1. Simultaneous Equations

Ok, I have two telephone companies, one is offering calls at £0.10p with a monthly fee of £10, the second company is offering calls at £0.20p with a monthly fee of £5.

I am asked to create a formula using simultaneous equations, the question does not ask me to solve the equations.

I was told to use the letter "p" for the cost of calls per month, and "n" for the number of phone calls per month.

What I have learned so far is that the number of phone calls per month is not given, but the price per call and a monthly fee are, so based on this information I came up with the following formula.

N = 10p + 0.10
N = 5p + 0.20

Do these equations seem realistic, my understanding is that N would tell me the number of calls per month, and P would tell the total cost of calls per month.

Thanks

David

or should the equations be;

N = 10 + 0.10p
N = 05 + 0.20p

2. Originally Posted by David Green
Ok, I have two telephone companies, one is offering calls at £0.10p with a monthly fee of £10, the second company is offering calls at £0.20p with a monthly fee of £5.

I am asked to create a formula using simultaneous equations, the question does not ask me to solve the equations.

I was told to use the letter "p" for the cost of calls per month, and "n" for the number of phone calls per month.

What I have learned so far is that the number of phone calls per month is not given, but the price per call and a monthly fee are, so based on this information I came up with the following formula.

N = 10p + 0.10
N = 5p + 0.20

Do these equations seem realistic, my understanding is that N would tell me the number of calls per month, and P would tell the total cost of calls per month.

Thanks

David
You've got slightly confused with your variables, I think.

The first company charges £10 per month.
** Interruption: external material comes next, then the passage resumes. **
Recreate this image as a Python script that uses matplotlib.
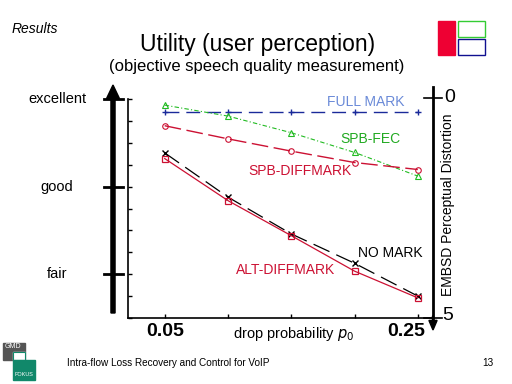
import numpy as np
import matplotlib
matplotlib.use("Agg")
import matplotlib.pyplot as plt
from matplotlib.patches import Rectangle, FancyArrow
from matplotlib.lines import Line2D

plt.rcParams['font.family'] = ['Liberation Sans', 'DejaVu Sans']

# drop probability
p0 = [0.05, 0.10, 0.15, 0.20, 0.25]

# EMBSD perceptual distortion (0 = best, 5 = worst)
full_mark = [0.29, 0.29, 0.29, 0.29, 0.29]
spb_fec = [0.14, 0.39, 0.77, 1.22, 1.76]
spb_diffmark = [0.61, 0.91, 1.19, 1.45, 1.61]
no_mark = [1.23, 2.24, 3.08, 3.75, 4.50]
alt_diffmark = [1.36, 2.32, 3.12, 3.93, 4.54]

quality_labels = ['excellent', 'good', 'fair']
quality_pos = [0.0, 2.0, 4.0]

W, H = 512, 384
fig = plt.figure(figsize=(5.12, 3.84), dpi=100)

def fx(px):
    return px / W

def fy(py):
    return 1 - py / H

ax = fig.add_axes([fx(128), fy(318), fx(433) - fx(128), fy(99) - fy(318)])

ax.plot(p0, full_mark, color='#1a2a9a', lw=1, dashes=(10, 5), marker='+', ms=5)
ax.plot(p0, spb_fec, color='#22bb22', lw=0.8, dashes=(4, 2, 1, 2), marker='^',
        ms=4, mfc='none', mew=0.8)
ax.plot(p0, spb_diffmark, color='#cc1133', lw=1, dashes=(12, 4), marker='o',
        ms=4, mfc='none', mew=0.8)
ax.plot(p0, no_mark, color='black', lw=0.9, dashes=(14, 6), marker='x', ms=4)
ax.plot(p0, alt_diffmark, color='#cc1133', lw=0.9, marker='s', ms=4,
        mfc='none', mew=0.9)

ax.set_xlim(0.021, 0.262)
ax.set_ylim(5, 0)
ax.set_yticks(np.arange(0, 5.01, 0.5))
ax.set_xticks(p0)
ax.tick_params(direction='in', length=3, width=1, labelleft=False,
               labelbottom=False)
for s in ['top', 'right']:
    ax.spines[s].set_visible(False)
ax.spines['left'].set_linewidth(1.2)
ax.spines['bottom'].set_linewidth(1.2)

# curve labels
ax.text(0.178, 0.07, 'FULL MARK', color='#6a8ad8', fontsize=10, va='center')
ax.text(0.189, 0.91, 'SPB-FEC', color='#22aa22', fontsize=10, va='center')
ax.text(0.1158, 1.64, 'SPB-DIFFMARK', color='#cc1133', fontsize=10,
        va='center')
ax.text(0.2027, 3.52, 'NO MARK', color='black', fontsize=10, va='center')
ax.text(0.1063, 3.90, 'ALT-DIFFMARK', color='#cc1133', fontsize=10,
        va='center')

# x tick labels
fig.text(fx(165), fy(331), '0.05', ha='center', va='center', fontsize=14,
         fontweight='bold')
fig.text(fx(406), fy(331), '0.25', ha='center', va='center', fontsize=14,
         fontweight='bold')
fig.text(fx(294), fy(334), 'drop probability $p_0$', ha='center',
         va='center', fontsize=10.5)

# left quality scale with thick arrow
for lab, q in zip(quality_labels, quality_pos):
    y = ax.transData.transform((0.05, q))[1] / H
    fig.text(fx(57), y, lab, ha='center', va='center', fontsize=10.5)
fig.add_artist(FancyArrow(fx(113), fy(313), 0, fy(85) - fy(313), width=0.008,
                          head_width=0.025, head_length=0.035,
                          length_includes_head=True, color='black',
                          transform=fig.transFigure))
for q in quality_pos:
    y = ax.transData.transform((0.05, q))[1] / H
    fig.add_artist(Line2D([fx(104), fx(123)], [y, y], color='black', lw=2,
                          transform=fig.transFigure))

# right EMBSD scale
fig.add_artist(Line2D([fx(433), fx(433)], [fy(87), fy(318)], color='black',
                      lw=2, transform=fig.transFigure))
fig.add_artist(FancyArrow(fx(433), fy(316), 0, fy(330) - fy(316), width=0.002,
                          head_width=0.016, head_length=0.025,
                          length_includes_head=True, color='black',
                          transform=fig.transFigure))
fig.add_artist(Line2D([fx(424), fx(442)], [fy(98), fy(98)], color='black',
                      lw=1.2, transform=fig.transFigure))
fig.add_artist(Line2D([fx(424), fx(442)], [fy(318), fy(318)], color='black',
                      lw=1.2, transform=fig.transFigure))
fig.text(fx(450), fy(97), '0', ha='center', va='center', fontsize=14)
fig.text(fx(448), fy(316), '5', ha='center', va='center', fontsize=14)
fig.text(fx(448), fy(205), 'EMBSD Perceptual Distortion', rotation=90,
         ha='center', va='center', fontsize=10)

# slide decorations
fig.text(fx(12), fy(29), 'Results', fontsize=10, style='italic', va='center')
fig.text(fx(258), fy(44), 'Utility (user perception)', fontsize=16.5,
         ha='center', va='center')
fig.text(fx(257), fy(66), '(objective speech quality measurement)',
         fontsize=12, ha='center', va='center')
fig.text(fx(67), fy(363), 'Intra-flow Loss Recovery and Control for VoIP',
         fontsize=7.2, va='center')
fig.text(fx(488), fy(363), '13', fontsize=7.2, va='center', ha='center')

fig.add_artist(Rectangle((fx(438), fy(55)), fx(17), fy(21) - fy(55),
                         color='#ee0033', transform=fig.transFigure))
fig.add_artist(Rectangle((fx(458), fy(37)), fx(27), fy(21) - fy(37),
                         fill=False, ec='#33cc33', lw=1,
                         transform=fig.transFigure))
fig.add_artist(Rectangle((fx(458), fy(55)), fx(27), fy(39) - fy(55),
                         fill=False, ec='#101090', lw=1,
                         transform=fig.transFigure))

# GMD FOKUS logo
fig.add_artist(Rectangle((fx(3), fy(360)), fx(22), fy(343) - fy(360),
                         color='#555555', transform=fig.transFigure))
fig.add_artist(Rectangle((fx(13), fy(360)), fx(12), fy(352) - fy(360),
                         color='white', transform=fig.transFigure))
fig.add_artist(Rectangle((fx(13), fy(380)), fx(22), fy(360) - fy(380),
                         color='#11886a', transform=fig.transFigure))
fig.add_artist(Rectangle((fx(13), fy(360)), fx(12), fy(352) - fy(360),
                         fill=False, ec='#11886a', lw=0.8,
                         transform=fig.transFigure))
fig.text(fx(13), fy(347), 'GMD', fontsize=5, color='white', ha='center',
         va='center')
fig.text(fx(24), fy(375), 'FOKUS', fontsize=4, color='white', ha='center',
         va='center')

fig.savefig('out.png', dpi=100)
For every call, you are charged an extra £0.10

This means that for N calls, you will be charged $10 + 0.10\times N$

So $p=10 + \0.10N$ for the first company.

3. Originally Posted by Quacky
You've got slightly confused with your variables, I think.

The first company charges £10 per month. For every call, you are charged an extra £0.10

This means that for N calls, you will be charged $10 + 0.10\times N$

So $p=10 + \0.10N$ for the first company.
Thanks for that information, but are you sure you don't mean; P = 10N + 0.10

Thanks

David

4. Originally Posted by David Green
Thanks for that information, but are you sure you don't mean; P = 10N + 0.10

Thanks

David
I don't believe I do. You have to pay £10 once every month, regardless of the number of calls used.

It is the £0.10 which is stacking with every call.

Also, if it was P=10N+0.10, I would hate to be the billpayer!

5. Originally Posted by Quacky
I don't believe I do. You have to pay £10 once every month, regardless of the number of calls used.

It is the £0.10 which is stacking with every call.

Also, if it was P=10N+0.10, I would hate to be the billpayer!
OK bit of a slight problem then here?

The equations I am given are;

N = 10P + 0.10, N = 5P + 0.20

N = 0.10p + 10, N = 0.20p + 5

P = 10N + 0.10, P = 5N + 0.20

P = 0.10N + 10, P = 0.20N + 5

Are you sure?

6. Originally Posted by David Green
OK bit of a slight problem then here?

The equations I am given are;

N = 10P + 0.10, N = 5P + 0.20

N = 0.10p + 10, N = 0.20p + 5

P = 10N + 0.10, P = 5N + 0.20

P = 0.10N + 10, P = 0.20N + 5

Are you sure?
P = 0.10N + 10 is the same as what I have - the order has been changed, but addition is commutative, silly!